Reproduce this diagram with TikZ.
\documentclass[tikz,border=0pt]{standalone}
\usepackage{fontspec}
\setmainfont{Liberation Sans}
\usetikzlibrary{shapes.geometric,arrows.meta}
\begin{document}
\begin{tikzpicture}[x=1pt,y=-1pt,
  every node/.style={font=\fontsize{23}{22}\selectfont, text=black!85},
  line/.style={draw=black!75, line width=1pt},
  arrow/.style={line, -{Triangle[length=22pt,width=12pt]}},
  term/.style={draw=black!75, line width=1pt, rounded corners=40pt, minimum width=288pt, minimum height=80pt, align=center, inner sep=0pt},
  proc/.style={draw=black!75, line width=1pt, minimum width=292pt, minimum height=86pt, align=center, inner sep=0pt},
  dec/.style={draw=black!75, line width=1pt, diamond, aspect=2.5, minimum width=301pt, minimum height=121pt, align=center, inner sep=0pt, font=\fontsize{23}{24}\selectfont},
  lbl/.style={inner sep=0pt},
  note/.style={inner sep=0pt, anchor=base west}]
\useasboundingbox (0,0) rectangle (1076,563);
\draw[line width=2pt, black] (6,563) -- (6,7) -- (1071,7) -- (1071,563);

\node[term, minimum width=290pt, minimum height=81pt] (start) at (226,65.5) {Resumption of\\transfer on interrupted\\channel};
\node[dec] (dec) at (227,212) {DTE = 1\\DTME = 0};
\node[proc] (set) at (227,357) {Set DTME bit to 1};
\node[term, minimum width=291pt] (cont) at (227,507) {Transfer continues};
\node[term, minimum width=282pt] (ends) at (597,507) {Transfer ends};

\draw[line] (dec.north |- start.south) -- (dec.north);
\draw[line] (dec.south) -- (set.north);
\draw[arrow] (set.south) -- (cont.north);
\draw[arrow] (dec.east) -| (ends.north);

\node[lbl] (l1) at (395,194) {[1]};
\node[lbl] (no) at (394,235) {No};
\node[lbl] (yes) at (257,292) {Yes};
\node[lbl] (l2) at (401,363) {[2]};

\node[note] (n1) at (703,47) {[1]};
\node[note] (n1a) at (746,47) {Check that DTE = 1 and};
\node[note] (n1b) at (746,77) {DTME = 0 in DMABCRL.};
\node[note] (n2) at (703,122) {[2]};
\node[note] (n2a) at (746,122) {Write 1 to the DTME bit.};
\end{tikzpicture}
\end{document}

——————

## [Work to do]
Copy the data above exactly. Every line must be included.

## [Solution]
Reproduce this diagram with TikZ.
\documentclass[tikz,border=0pt]{standalone}
\usepackage{fontspec}
\setmainfont{Liberation Sans}
\usetikzlibrary{shapes.geometric,arrows.meta}
\begin{document}
\begin{tikzpicture}[x=1pt,y=-1pt,
  every node/.style={font=\fontsize{23}{22}\selectfont, text=black!85},
  line/.style={draw=black!75, line width=1pt},
  arrow/.style={line, -{Triangle[length=22pt,width=12pt]}},
  term/.style={draw=black!75, line width=1pt, rounded corners=40pt, minimum width=288pt, minimum height=80pt, align=center, inner sep=0pt},
  proc/.style={draw=black!75, line width=1pt, minimum width=292pt, minimum height=86pt, align=center, inner sep=0pt},
  dec/.style={draw=black!75, line width=1pt, diamond, aspect=2.5, minimum width=301pt, minimum height=121pt, align=center, inner sep=0pt, font=\fontsize{23}{24}\selectfont},
  lbl/.style={inner sep=0pt},
  note/.style={inner sep=0pt, anchor=base west}]
\useasboundingbox (0,0) rectangle (1076,563);
\draw[line width=2pt, black] (6,563) -- (6,7) -- (1071,7) -- (1071,563);

\node[term, minimum width=290pt, minimum height=81pt] (start) at (226,65.5) {Resumption of\\transfer on interrupted\\channel};
\node[dec] (dec) at (227,212) {DTE = 1\\DTME = 0};
\node[proc] (set) at (227,357) {Set DTME bit to 1};
\node[term, minimum width=291pt] (cont) at (227,507) {Transfer continues};
\node[term, minimum width=282pt] (ends) at (597,507) {Transfer ends};

\draw[line] (dec.north |- start.south) -- (dec.north);
\draw[line] (dec.south) -- (set.north);
\draw[arrow] (set.south) -- (cont.north);
\draw[arrow] (dec.east) -| (ends.north);

\node[lbl] (l1) at (395,194) {[1]};
\node[lbl] (no) at (394,235) {No};
\node[lbl] (yes) at (257,292) {Yes};
\node[lbl] (l2) at (401,363) {[2]};

\node[note] (n1) at (703,47) {[1]};
\node[note] (n1a) at (746,47) {Check that DTE = 1 and};
\node[note] (n1b) at (746,77) {DTME = 0 in DMABCRL.};
\node[note] (n2) at (703,122) {[2]};
\node[note] (n2a) at (746,122) {Write 1 to the DTME bit.};
\end{tikzpicture}
\end{document}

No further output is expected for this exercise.